This is a useful case for all advocates, not just those involved in children’s law, where the lesson to be learned is that you must steadfastly stand up for your case, even if you consider the Judge is against you!
In this care case the Judge had to decide in respect of the youngest child in the proceedings whether it was in her best interests to be adopted or placed with her paternal grandmother. The grandmother gave her evidence first, having only been shown the court’s findings of the concerns in the case that morning and without professional advice.
The judge indicated at the start of the day’s hearing that he would listen to the grandmother’s evidence in full, including cross-examination by the local authority and the guardian. He said that the guardian had not been invited to cross-examine, but, equally, at no stage did the child’s advocate interject and insist upon putting the guardian’s case to the grandmother or putting it to the judge.
The Local authority appealed the final decision in respect of the youngest child with the support of the Guardian on the basis of the overall fairness of the hearing for the younger child. The appeal was successful.
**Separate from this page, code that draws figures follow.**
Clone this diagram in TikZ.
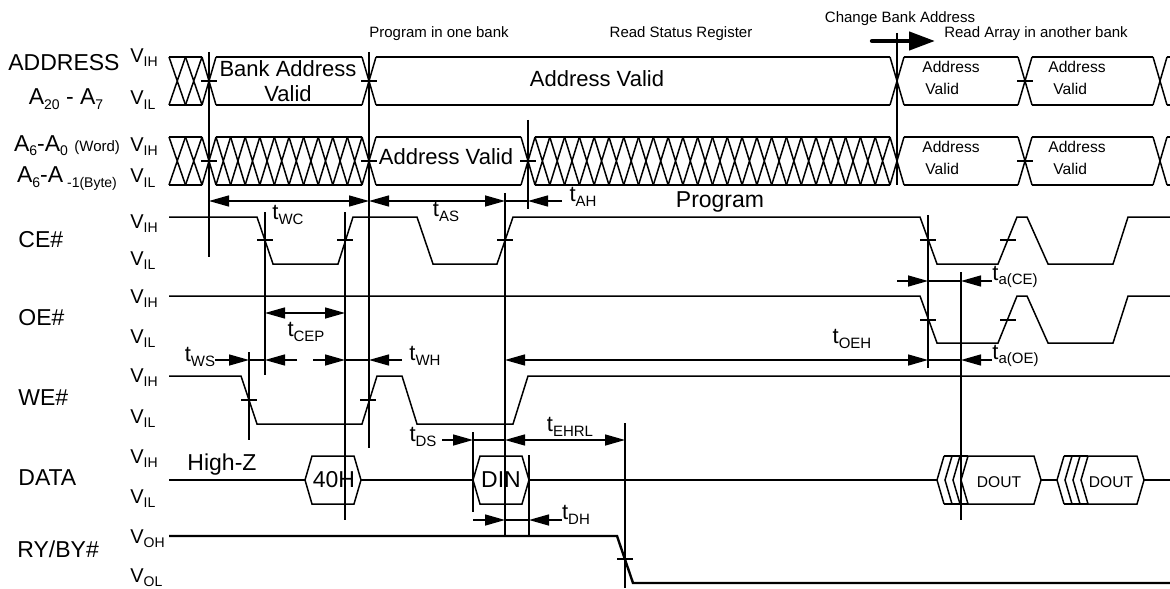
\documentclass[tikz,border=0pt]{standalone}
\usepackage{fontspec}
\setmainfont{Liberation Sans}
\usetikzlibrary{arrows.meta}

\newcommand{\lo}[1]{\raisebox{-2pt}{\fontsize{7}{8}\selectfont #1}}
\newcommand{\tlbl}[1]{{\fontsize{11}{12}\selectfont t}\raisebox{-2.2pt}{\fontsize{7.5}{8}\selectfont #1}}
\newcommand{\vlbl}[1]{{\fontsize{10}{11}\selectfont V}\lo{#1}}
% hatched (invalid) bus: x1, x2, ytop, ybot
\newcommand{\hatch}[4]{%
  \pgfmathtruncatemacro\nc{round((#2-#1)/15)}%
  \pgfmathsetmacro\cw{(#2-#1)/\nc}%
  \foreach \i in {1,...,\nc}{%
    \draw[wave] ({#1+\cw*(\i-1)},#3) -- ({#1+\cw*\i},#4)
                ({#1+\cw*(\i-1)},#4) -- ({#1+\cw*\i},#3);}%
  \draw[wave] (#1,#3) -- (#2,#3) (#1,#4) -- (#2,#4);}
% bus crossing: x, ytop, ybot
\newcommand{\xing}[3]{\draw[wave] (#1-7,#2) -- (#1+7,#3) (#1-7,#3) -- (#1+7,#2);}
% valid bus span: x1, x2, ytop, ybot
\newcommand{\busv}[4]{\draw[wave] (#1,#3) -- (#2,#3) (#1,#4) -- (#2,#4);}
% level mark on an edge
\newcommand{\mk}[2]{\draw[wave] (#1-8,#2) -- (#1+8,#2);}
% data hexagon and chevron
\newcommand{\hexa}[2]{\draw[wave] (#1,480) -- (#1+7,456) -- (#2-7,456) -- (#2,480) -- (#2-7,504) -- (#1+7,504) -- cycle;}
\newcommand{\chev}[1]{\draw[wave] (#1+7,456) -- (#1,480) -- (#1+7,504);}

\begin{document}
\begin{tikzpicture}[x=0.5pt, y=-0.5pt,
  wave/.style={line width=0.75pt},
  guide/.style={line width=0.75pt},
  dima/.style={line width=0.75pt, -{Triangle[length=10pt, width=5.5pt]}},
  dimb/.style={line width=0.75pt, {Triangle[length=10pt, width=5.5pt]}-{Triangle[length=10pt, width=5.5pt]}},
  sigl/.style={font=\fontsize{11.5}{13}\selectfont, inner sep=0pt},
  note/.style={font=\fontsize{7.5}{9}\selectfont, inner sep=0pt},
  boxt/.style={font=\fontsize{7.8}{9}\selectfont, inner sep=0pt, anchor=base west},
  vl/.style={inner sep=0pt, anchor=base west},
  tl/.style={inner sep=0pt}]
\useasboundingbox (0,0) rectangle (1170,588);

% signal names
\node[sigl, anchor=base] (addr) at (64,71) {ADDRESS};
\node[sigl, anchor=base] (ahi) at (66,105) {A\lo{20} - A\lo{7}};
\node[sigl, anchor=base] (aword) at (67,152) {A\lo{6}-A\lo{0} {\fontsize{7.5}{8}\selectfont (Word)}};
\node[sigl, anchor=base] (abyte) at (67,183) {A\lo{6}-A\lo{\ -1(Byte)}};
\node[sigl, anchor=base west] (ce) at (18,247) {CE\#};
\node[sigl, anchor=base west] (oe) at (18,325) {OE\#};
\node[sigl, anchor=base west] (we) at (18,405) {WE\#};
\node[sigl, anchor=base west] (data) at (18,485) {DATA};
\node[sigl, anchor=base west] (ryby) at (17,557) {RY/BY\#};

% levels
\node[vl] (v1) at (130,63) {\vlbl{IH}};
\node[vl] (v2) at (130,105) {\vlbl{IL}};
\node[vl] (v3) at (130,152) {\vlbl{IH}};
\node[vl] (v4) at (130,183) {\vlbl{IL}};
\node[vl] (v5) at (130,228) {\vlbl{IH}};
\node[vl] (v6) at (130,265) {\vlbl{IL}};
\node[vl] (v7) at (130,303) {\vlbl{IH}};
\node[vl] (v8) at (130,343) {\vlbl{IL}};
\node[vl] (v9) at (130,382) {\vlbl{IH}};
\node[vl] (v10) at (130,423) {\vlbl{IL}};
\node[vl] (v11) at (130,463) {\vlbl{IH}};
\node[vl] (v12) at (130,503) {\vlbl{IL}};
\node[vl] (v13) at (130,543) {\vlbl{OH}};
\node[vl] (v14) at (130,582) {\vlbl{OL}};

% phases
\node[note, anchor=base] (ph1) at (439,38) {Program in one bank};
\node[note, anchor=base] (ph2) at (681,38) {Read Status Register};
\node[note, anchor=base] (ph3) at (900,23) {Change Bank Address};
\node[note, anchor=base] (ph4) at (1036,38) {Read Array in another bank};
\draw[line width=2.2pt, line cap=round, -{Triangle[length=13pt, width=9pt]}] (872,41) -- (935,41);

% ADDRESS A20-A7
\hatch{169}{202}{57}{105}
\xing{209}{57}{105}
\busv{216}{362}{57}{105}
\xing{369}{57}{105}
\busv{376}{890}{57}{105}
\xing{897}{57}{105}
\busv{904}{1018}{57}{105}
\xing{1025}{57}{105}
\busv{1032}{1153}{57}{105}
\xing{1160}{57}{105}
\busv{1167}{1170}{57}{105}
\node[font=\fontsize{11}{13}\selectfont, inner sep=0pt, anchor=base] (bav1) at (288,77) {Bank Address};
\node[font=\fontsize{11}{13}\selectfont, inner sep=0pt, anchor=base] (bav2) at (288,102) {Valid};
\node[font=\fontsize{11}{13}\selectfont, inner sep=0pt, anchor=base] (av1) at (597,87) {Address Valid};
\node[boxt] (av2) at (922,73) {Address};
\node[boxt] (av3) at (925,95) {Valid};
\node[boxt] (av4) at (1048,73) {Address};
\node[boxt] (av5) at (1053,95) {Valid};

% A6-A0 / A-1
\hatch{169}{202}{137}{185}
\xing{209}{137}{185}
\hatch{216}{362}{137}{185}
\xing{369}{137}{185}
\busv{376}{521}{137}{185}
\xing{528}{137}{185}
\hatch{535}{890}{137}{185}
\xing{897}{137}{185}
\busv{904}{1018}{137}{185}
\xing{1025}{137}{185}
\busv{1032}{1153}{137}{185}
\xing{1160}{137}{185}
\busv{1167}{1170}{137}{185}
\node[font=\fontsize{11}{13}\selectfont, inner sep=0pt, anchor=base] (av6) at (446,165) {Address Valid};
\node[boxt] (av7) at (922,153) {Address};
\node[boxt] (av8) at (925,175) {Valid};
\node[boxt] (av9) at (1048,153) {Address};
\node[boxt] (av10) at (1053,175) {Valid};

% CE#, OE#, WE#
\draw[wave] (169,217) -- (257,217) -- (273,264) -- (338,264) -- (353,217) -- (417,217) -- (433,264) -- (497,264) -- (513,217)
  -- (920,217) -- (937,264) -- (998,264) -- (1017,217) -- (1027,217) -- (1048,264) -- (1113,264) -- (1128,217) -- (1170,217);
\draw[wave] (169,296) -- (920,296) -- (937,343) -- (998,343) -- (1017,296) -- (1027,296) -- (1048,343) -- (1113,343) -- (1128,296) -- (1170,296);
\draw[wave] (169,376) -- (241,376) -- (257,424) -- (362,424) -- (377,376) -- (402,376) -- (417,424) -- (513,424) -- (528,376) -- (1170,376);
\node[sigl, anchor=base] (prog) at (720,207) {Program};

% DATA
\draw[wave] (169,480) -- (305,480) (361,480) -- (473,480) (529,480) -- (937,480) (1041,480) -- (1057,480) (1144,480) -- (1170,480);
\hexa{305}{361}
\hexa{473}{529}
\chev{937} \chev{945} \chev{953}
\draw[wave] (944,456) -- (968,456) (944,504) -- (968,504);
\hexa{961}{1041}
\chev{1057} \chev{1065} \chev{1073}
\draw[wave] (1064,456) -- (1088,456) (1064,504) -- (1088,504);
\hexa{1081}{1144}
\node[sigl, anchor=base] (hiz) at (222,470) {High-Z};
\node[sigl, anchor=base] (d40) at (334,487) {40H};
\node[sigl, anchor=base] (din) at (501,487) {DIN};
\node[font=\fontsize{7.8}{9}\selectfont, inner sep=0pt, anchor=base] (dout1) at (999,487) {DOUT};
\node[font=\fontsize{7.8}{9}\selectfont, inner sep=0pt, anchor=base] (dout2) at (1111,487) {DOUT};

% RY/BY#
\draw[line width=1.2pt] (169,536) -- (617,536) -- (633,583) -- (1170,583);

% level marks
\mk{209}{81} \mk{369}{81} \mk{1025}{81}
\mk{209}{161} \mk{369}{161} \mk{528}{161} \mk{1025}{161}
\mk{265}{240} \mk{345}{240} \mk{505}{240} \mk{928}{240} \mk{1008}{240}
\mk{928}{320} \mk{1008}{320}
\mk{249}{400} \mk{368}{400}
\mk{625}{559}

% reference lines
\foreach \x/\ya/\yb in {209/52/257, 369/52/448, 528/120/209, 897/33/185, 265/212/375, 345/212/520,
  505/193/535, 249/352/440, 473/432/512, 529/455/535, 625/423/588, 928/215/368, 961/272/520}
  \draw[guide] (\x,\ya) -- (\x,\yb);

% timing
\draw[dimb] (209,201) -- (369,201);
\draw[dimb] (369,201) -- (505,201);
\draw[guide] (505,201) -- (528,201);
\draw[dima] (562,201) -- (528,201);
\node[tl] (twc) at (288,215) {\tlbl{WC}};
\node[tl] (tas) at (446,212) {\tlbl{AS}};
\node[tl] (tah) at (583,197) {\tlbl{AH}};

\draw[dimb] (265,313) -- (345,313);
\node[tl] (tcep) at (306,332) {\tlbl{CEP}};

\draw[dima] (215,360) -- (249,360);
\draw[guide] (249,360) -- (265,360);
\draw[dima] (297,360) -- (265,360);
\draw[dima] (313,360) -- (345,360);
\draw[guide] (345,360) -- (369,360);
\draw[dima] (402,360) -- (369,360);
\draw[dimb] (505,360) -- (928,360);
\draw[guide] (928,360) -- (961,360);
\draw[dima] (992,360) -- (961,360);
\node[tl] (tws) at (200,357) {\tlbl{WS}};
\node[tl] (twh) at (425,356) {\tlbl{WH}};
\node[tl] (toeh) at (852,339) {\tlbl{OEH}};
\node[tl, anchor=west] (taoe) at (992,356) {\tlbl{a(OE)}};

\draw[dima] (897,281) -- (928,281);
\draw[guide] (928,281) -- (961,281);
\draw[dima] (992,281) -- (961,281);
\node[tl, anchor=west] (tace) at (992,277) {\tlbl{a(CE)}};

\draw[dima] (442,440) -- (473,440);
\draw[guide] (473,440) -- (505,440);
\draw[dimb] (505,440) -- (625,440);
\node[tl] (tds) at (423,437) {\tlbl{DS}};
\node[tl] (tehrl) at (570,427) {\tlbl{EHRL}};

\draw[dima] (473,520) -- (505,520);
\draw[guide] (505,520) -- (529,520);
\draw[dima] (562,520) -- (529,520);
\node[tl] (tdh) at (576,515) {\tlbl{DH}};
\end{tikzpicture}
\end{document}
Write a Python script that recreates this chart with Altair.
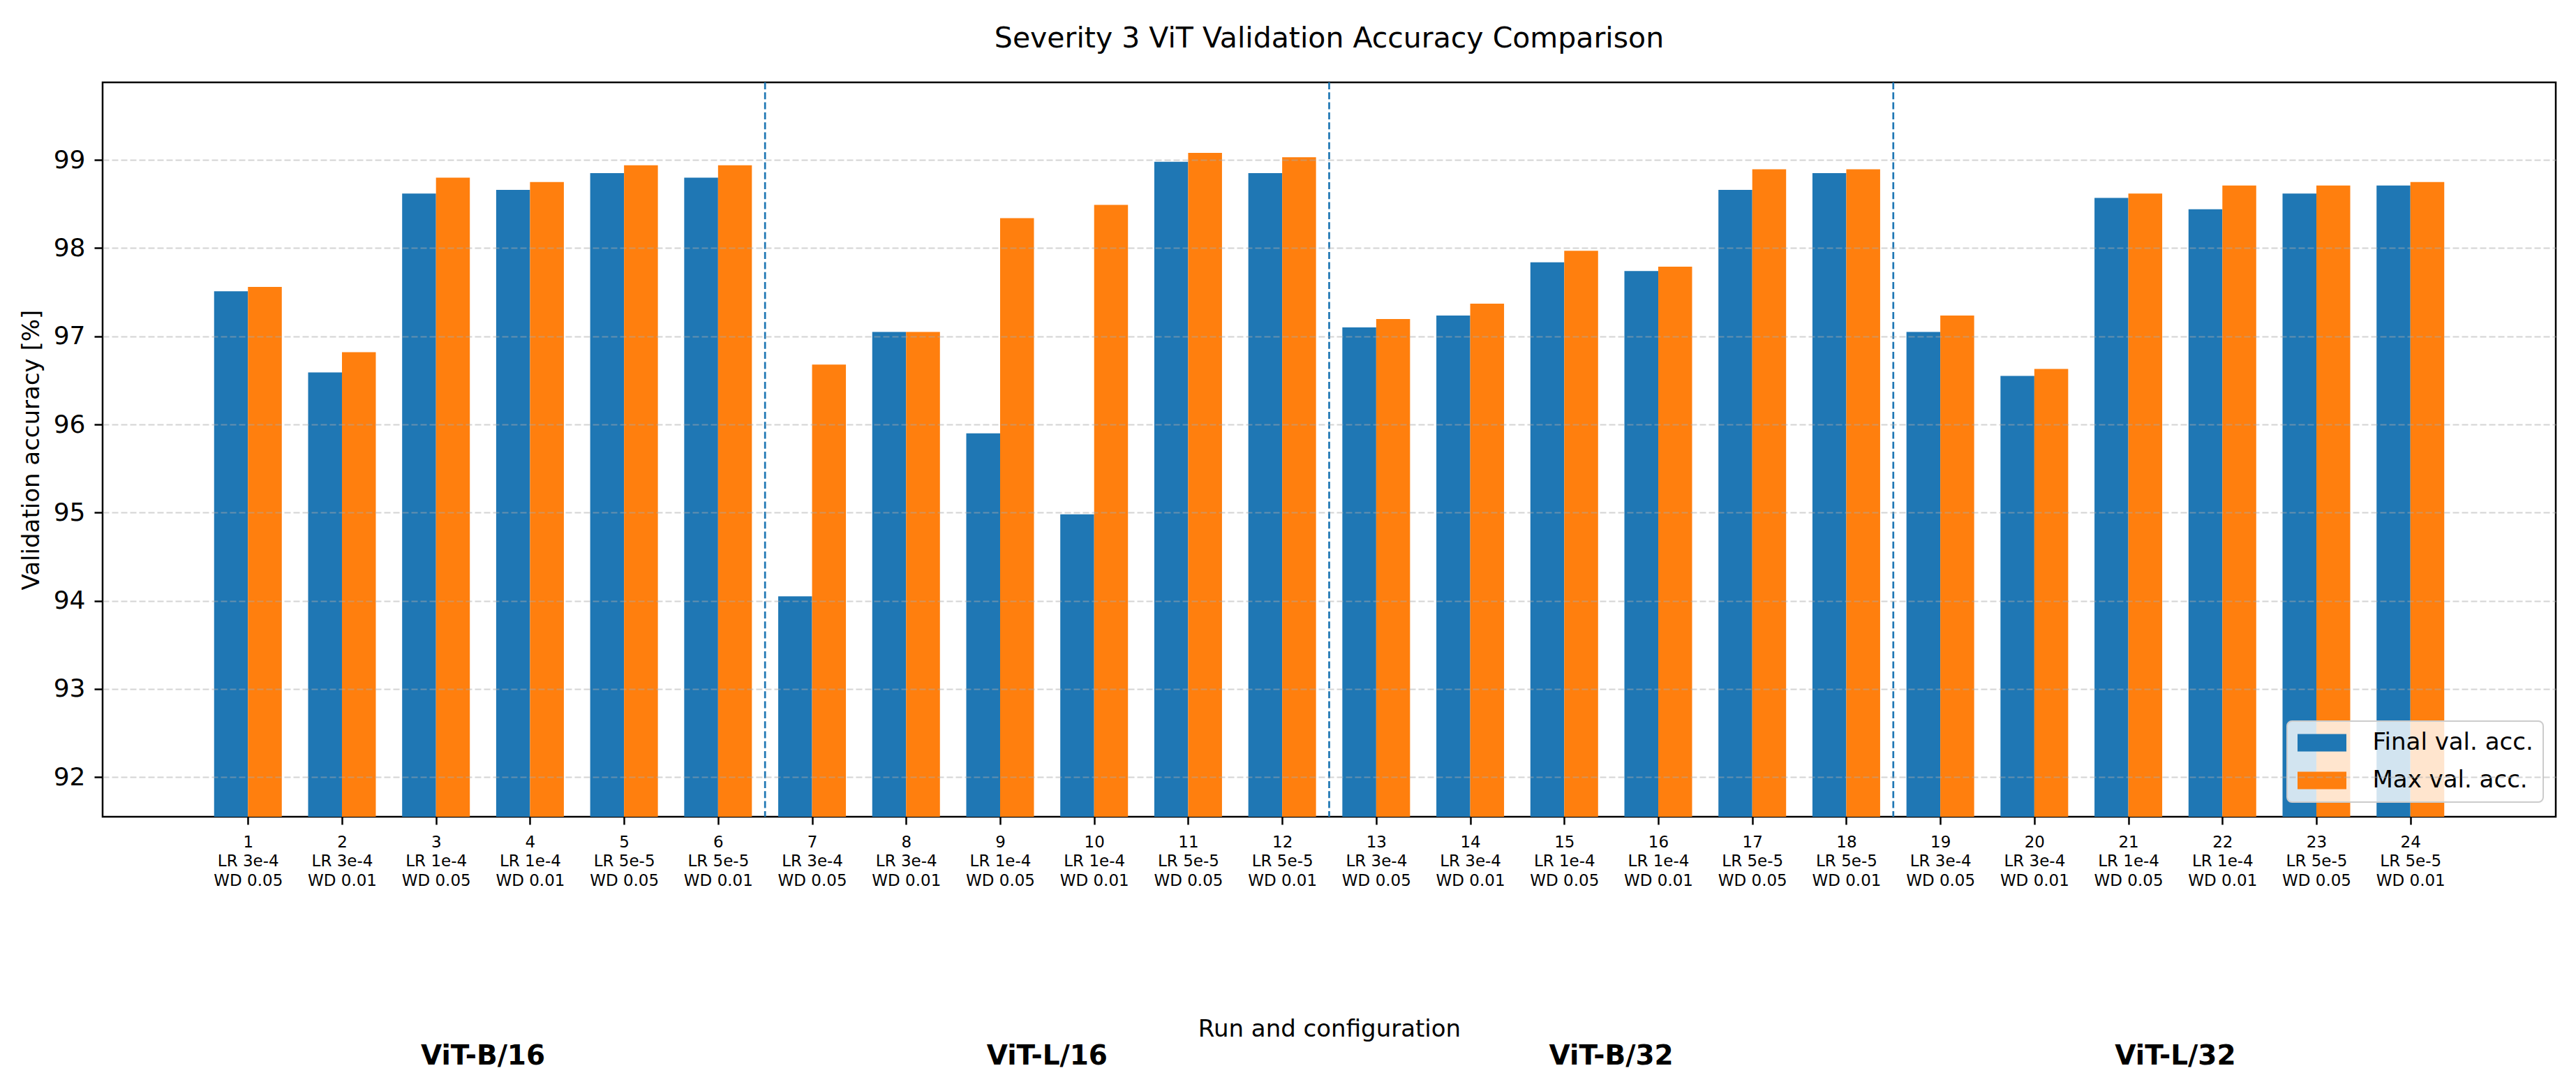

Interesting for advocates were Lord Justice McFarlane LJ’s comments in the appeal judgment:
Para 23 “Whilst I understand the submission that is made which is that in the outcome the process may have failed to hear what might have been said on behalf of the child during the course of this particular hearing, if criticism is to be made it should not all focus upon the judge. Sometimes hearings in cases, no matter what area of the jurisdiction that we may be concerned with, are difficult. Advocates encounter judges who they perceive are not ‘with them’ and may be stoically against them. Part of the role of the advocate is to stand up for their case and make sure, even if the judge is against them, that their case is put properly before the court and is there to be taken in to consideration by the judge.”